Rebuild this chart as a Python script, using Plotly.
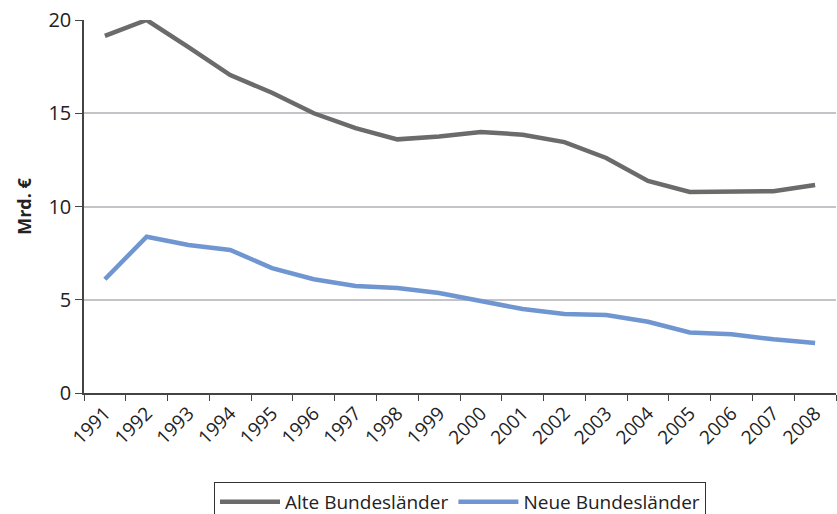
...
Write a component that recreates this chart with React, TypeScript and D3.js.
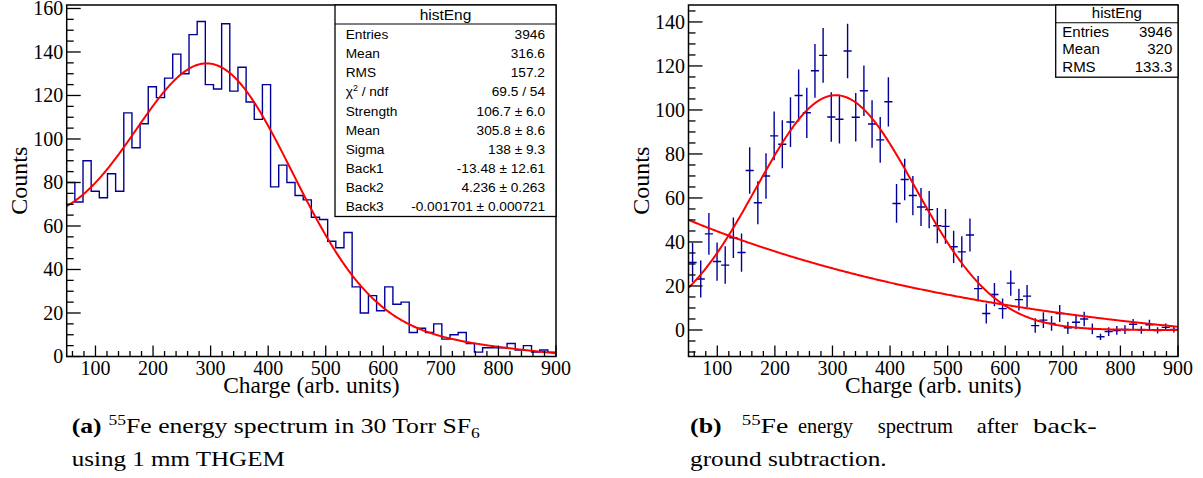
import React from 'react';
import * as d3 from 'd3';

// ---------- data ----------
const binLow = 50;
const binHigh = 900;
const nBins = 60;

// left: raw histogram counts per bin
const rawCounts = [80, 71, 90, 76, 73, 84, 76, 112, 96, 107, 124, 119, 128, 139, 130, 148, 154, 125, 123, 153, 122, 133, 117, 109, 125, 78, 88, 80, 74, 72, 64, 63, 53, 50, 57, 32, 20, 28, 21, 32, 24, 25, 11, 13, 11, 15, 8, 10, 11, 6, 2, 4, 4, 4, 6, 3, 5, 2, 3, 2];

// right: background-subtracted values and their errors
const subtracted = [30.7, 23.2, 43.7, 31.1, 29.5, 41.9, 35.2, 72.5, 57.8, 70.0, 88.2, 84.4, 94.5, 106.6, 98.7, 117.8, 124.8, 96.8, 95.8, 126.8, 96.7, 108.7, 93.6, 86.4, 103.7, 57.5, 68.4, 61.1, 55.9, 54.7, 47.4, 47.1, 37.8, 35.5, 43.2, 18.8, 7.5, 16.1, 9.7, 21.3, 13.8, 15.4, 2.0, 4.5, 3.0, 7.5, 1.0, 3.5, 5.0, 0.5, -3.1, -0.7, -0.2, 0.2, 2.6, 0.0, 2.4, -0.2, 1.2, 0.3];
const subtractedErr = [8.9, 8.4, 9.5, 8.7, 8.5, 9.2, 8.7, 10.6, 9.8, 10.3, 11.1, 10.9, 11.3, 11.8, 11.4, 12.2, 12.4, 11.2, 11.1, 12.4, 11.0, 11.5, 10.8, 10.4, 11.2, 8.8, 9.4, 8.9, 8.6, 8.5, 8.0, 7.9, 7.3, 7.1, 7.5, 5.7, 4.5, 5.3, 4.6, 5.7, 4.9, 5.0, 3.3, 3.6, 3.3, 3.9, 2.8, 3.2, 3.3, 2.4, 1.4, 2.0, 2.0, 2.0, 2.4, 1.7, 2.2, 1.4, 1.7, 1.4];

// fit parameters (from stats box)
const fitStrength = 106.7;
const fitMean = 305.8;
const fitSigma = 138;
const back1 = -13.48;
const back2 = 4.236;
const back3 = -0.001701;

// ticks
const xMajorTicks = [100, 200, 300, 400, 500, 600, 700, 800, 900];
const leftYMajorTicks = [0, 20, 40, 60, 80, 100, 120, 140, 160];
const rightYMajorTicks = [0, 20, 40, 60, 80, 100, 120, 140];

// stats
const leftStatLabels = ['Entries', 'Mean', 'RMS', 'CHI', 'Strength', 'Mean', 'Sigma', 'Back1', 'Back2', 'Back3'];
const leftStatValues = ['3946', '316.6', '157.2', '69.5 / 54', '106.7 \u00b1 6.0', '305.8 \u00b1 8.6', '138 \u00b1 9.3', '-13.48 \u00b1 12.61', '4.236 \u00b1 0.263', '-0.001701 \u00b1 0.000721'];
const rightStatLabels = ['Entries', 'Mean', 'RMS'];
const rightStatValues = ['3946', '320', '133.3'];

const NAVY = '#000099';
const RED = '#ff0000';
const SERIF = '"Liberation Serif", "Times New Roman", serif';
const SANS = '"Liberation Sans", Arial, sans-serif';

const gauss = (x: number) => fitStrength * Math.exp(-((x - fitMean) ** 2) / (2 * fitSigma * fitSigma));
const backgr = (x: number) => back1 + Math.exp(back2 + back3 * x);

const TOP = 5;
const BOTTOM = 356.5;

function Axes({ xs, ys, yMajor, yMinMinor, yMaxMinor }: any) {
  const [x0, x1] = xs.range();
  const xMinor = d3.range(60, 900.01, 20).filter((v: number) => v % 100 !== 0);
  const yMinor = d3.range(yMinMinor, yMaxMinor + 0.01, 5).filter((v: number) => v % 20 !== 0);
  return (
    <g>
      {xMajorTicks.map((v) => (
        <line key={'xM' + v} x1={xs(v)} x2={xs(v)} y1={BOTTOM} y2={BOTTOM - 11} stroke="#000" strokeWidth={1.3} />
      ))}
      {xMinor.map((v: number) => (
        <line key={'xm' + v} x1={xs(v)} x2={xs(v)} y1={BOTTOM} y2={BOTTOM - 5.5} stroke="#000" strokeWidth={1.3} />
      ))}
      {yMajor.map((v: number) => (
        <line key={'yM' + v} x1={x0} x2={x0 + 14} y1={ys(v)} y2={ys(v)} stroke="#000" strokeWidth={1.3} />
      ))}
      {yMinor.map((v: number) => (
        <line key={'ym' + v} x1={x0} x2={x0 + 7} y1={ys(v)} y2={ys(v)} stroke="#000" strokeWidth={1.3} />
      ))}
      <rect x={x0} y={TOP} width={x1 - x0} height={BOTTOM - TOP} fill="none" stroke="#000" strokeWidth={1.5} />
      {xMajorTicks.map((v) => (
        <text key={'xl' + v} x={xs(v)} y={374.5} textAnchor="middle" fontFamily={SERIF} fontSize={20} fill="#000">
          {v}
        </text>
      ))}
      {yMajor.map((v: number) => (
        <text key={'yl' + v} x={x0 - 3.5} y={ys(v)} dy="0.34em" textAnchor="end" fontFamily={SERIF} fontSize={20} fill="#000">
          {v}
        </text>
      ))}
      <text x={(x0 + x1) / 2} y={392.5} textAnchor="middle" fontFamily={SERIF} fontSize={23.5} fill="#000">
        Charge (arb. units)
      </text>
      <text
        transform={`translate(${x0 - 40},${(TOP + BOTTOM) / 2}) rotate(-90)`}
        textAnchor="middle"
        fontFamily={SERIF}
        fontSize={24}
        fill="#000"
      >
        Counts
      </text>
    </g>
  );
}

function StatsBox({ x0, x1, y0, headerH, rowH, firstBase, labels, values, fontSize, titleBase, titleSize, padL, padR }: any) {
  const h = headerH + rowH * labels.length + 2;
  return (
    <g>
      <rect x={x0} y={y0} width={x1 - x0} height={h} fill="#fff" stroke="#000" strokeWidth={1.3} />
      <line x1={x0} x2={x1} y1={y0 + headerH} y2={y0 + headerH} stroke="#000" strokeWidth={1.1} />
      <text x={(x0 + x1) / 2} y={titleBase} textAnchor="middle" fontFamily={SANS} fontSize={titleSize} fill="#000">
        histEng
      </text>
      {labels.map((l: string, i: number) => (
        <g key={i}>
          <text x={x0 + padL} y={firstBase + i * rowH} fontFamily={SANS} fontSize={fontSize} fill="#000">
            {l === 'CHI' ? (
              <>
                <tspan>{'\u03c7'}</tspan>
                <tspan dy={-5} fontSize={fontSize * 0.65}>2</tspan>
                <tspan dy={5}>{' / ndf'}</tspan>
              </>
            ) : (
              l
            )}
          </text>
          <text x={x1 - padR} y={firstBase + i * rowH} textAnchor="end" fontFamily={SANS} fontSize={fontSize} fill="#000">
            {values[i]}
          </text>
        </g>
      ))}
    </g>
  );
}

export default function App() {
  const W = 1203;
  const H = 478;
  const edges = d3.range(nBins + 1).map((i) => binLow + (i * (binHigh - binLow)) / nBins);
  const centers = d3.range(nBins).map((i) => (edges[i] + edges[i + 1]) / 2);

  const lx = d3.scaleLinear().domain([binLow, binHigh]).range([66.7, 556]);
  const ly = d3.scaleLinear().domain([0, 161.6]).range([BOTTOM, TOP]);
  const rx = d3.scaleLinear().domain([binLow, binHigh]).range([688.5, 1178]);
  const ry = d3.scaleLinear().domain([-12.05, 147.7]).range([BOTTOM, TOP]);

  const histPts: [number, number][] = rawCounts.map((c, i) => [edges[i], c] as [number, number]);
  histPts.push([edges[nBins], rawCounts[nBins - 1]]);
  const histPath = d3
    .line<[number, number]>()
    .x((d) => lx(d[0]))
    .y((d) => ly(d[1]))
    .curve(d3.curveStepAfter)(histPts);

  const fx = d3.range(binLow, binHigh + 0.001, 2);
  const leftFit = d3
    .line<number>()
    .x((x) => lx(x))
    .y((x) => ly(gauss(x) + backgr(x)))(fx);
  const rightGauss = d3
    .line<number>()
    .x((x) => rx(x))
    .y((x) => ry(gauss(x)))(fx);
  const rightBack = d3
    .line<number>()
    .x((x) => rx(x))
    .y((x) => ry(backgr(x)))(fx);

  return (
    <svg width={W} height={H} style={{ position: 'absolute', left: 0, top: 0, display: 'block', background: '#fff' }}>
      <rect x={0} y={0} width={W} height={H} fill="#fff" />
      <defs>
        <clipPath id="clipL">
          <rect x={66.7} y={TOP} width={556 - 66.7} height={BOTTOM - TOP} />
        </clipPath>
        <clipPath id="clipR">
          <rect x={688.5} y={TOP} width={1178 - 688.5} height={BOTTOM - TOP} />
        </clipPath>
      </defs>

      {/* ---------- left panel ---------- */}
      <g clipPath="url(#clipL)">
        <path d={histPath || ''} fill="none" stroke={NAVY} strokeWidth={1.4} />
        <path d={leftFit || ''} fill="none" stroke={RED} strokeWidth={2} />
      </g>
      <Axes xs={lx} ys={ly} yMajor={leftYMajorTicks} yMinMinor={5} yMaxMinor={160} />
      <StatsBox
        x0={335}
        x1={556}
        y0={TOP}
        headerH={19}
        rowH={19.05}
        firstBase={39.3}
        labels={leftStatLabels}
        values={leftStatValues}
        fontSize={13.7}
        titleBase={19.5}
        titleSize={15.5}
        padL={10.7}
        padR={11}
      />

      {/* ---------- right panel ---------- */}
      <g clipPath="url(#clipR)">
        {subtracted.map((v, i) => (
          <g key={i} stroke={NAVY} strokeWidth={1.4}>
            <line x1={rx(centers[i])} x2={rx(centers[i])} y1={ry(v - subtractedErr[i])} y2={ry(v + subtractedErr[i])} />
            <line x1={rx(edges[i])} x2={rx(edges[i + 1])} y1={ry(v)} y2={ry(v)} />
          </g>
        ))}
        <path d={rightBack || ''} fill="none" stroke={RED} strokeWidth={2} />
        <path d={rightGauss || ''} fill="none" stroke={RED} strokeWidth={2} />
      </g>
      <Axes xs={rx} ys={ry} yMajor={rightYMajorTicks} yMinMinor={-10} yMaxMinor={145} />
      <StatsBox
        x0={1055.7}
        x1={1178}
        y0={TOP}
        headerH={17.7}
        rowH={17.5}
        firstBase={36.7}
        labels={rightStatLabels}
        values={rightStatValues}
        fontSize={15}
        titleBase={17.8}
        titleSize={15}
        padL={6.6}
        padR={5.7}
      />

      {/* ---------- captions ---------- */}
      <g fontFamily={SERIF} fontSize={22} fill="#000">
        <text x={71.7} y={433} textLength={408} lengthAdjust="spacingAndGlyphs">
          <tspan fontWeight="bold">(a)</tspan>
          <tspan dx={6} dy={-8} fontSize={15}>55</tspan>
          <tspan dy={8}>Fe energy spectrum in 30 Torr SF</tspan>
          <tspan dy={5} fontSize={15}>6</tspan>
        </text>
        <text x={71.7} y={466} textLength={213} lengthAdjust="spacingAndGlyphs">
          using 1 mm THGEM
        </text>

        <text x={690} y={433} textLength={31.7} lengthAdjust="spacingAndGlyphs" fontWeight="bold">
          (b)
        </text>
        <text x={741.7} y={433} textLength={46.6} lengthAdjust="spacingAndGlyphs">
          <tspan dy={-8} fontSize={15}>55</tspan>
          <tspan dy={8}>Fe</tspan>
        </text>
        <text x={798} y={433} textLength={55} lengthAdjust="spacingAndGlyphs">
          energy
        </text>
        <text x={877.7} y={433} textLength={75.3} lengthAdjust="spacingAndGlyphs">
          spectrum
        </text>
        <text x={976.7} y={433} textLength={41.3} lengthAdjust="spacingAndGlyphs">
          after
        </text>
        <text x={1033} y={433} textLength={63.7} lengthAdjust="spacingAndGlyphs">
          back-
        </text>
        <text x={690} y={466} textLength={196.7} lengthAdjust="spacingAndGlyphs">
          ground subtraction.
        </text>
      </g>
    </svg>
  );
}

▶ [Written exercise]
Make an exact copy of the lines from the one holding "Write a component" through the one holding "3, 5, 2, 3, 2];", end lines included, without the pictures.

▶ [Correct result]
Write a component that recreates this chart with React, TypeScript and D3.js.
import React from 'react';
import * as d3 from 'd3';

// ---------- data ----------
const binLow = 50;
const binHigh = 900;
const nBins = 60;

// left: raw histogram counts per bin
const rawCounts = [80, 71, 90, 76, 73, 84, 76, 112, 96, 107, 124, 119, 128, 139, 130, 148, 154, 125, 123, 153, 122, 133, 117, 109, 125, 78, 88, 80, 74, 72, 64, 63, 53, 50, 57, 32, 20, 28, 21, 32, 24, 25, 11, 13, 11, 15, 8, 10, 11, 6, 2, 4, 4, 4, 6, 3, 5, 2, 3, 2];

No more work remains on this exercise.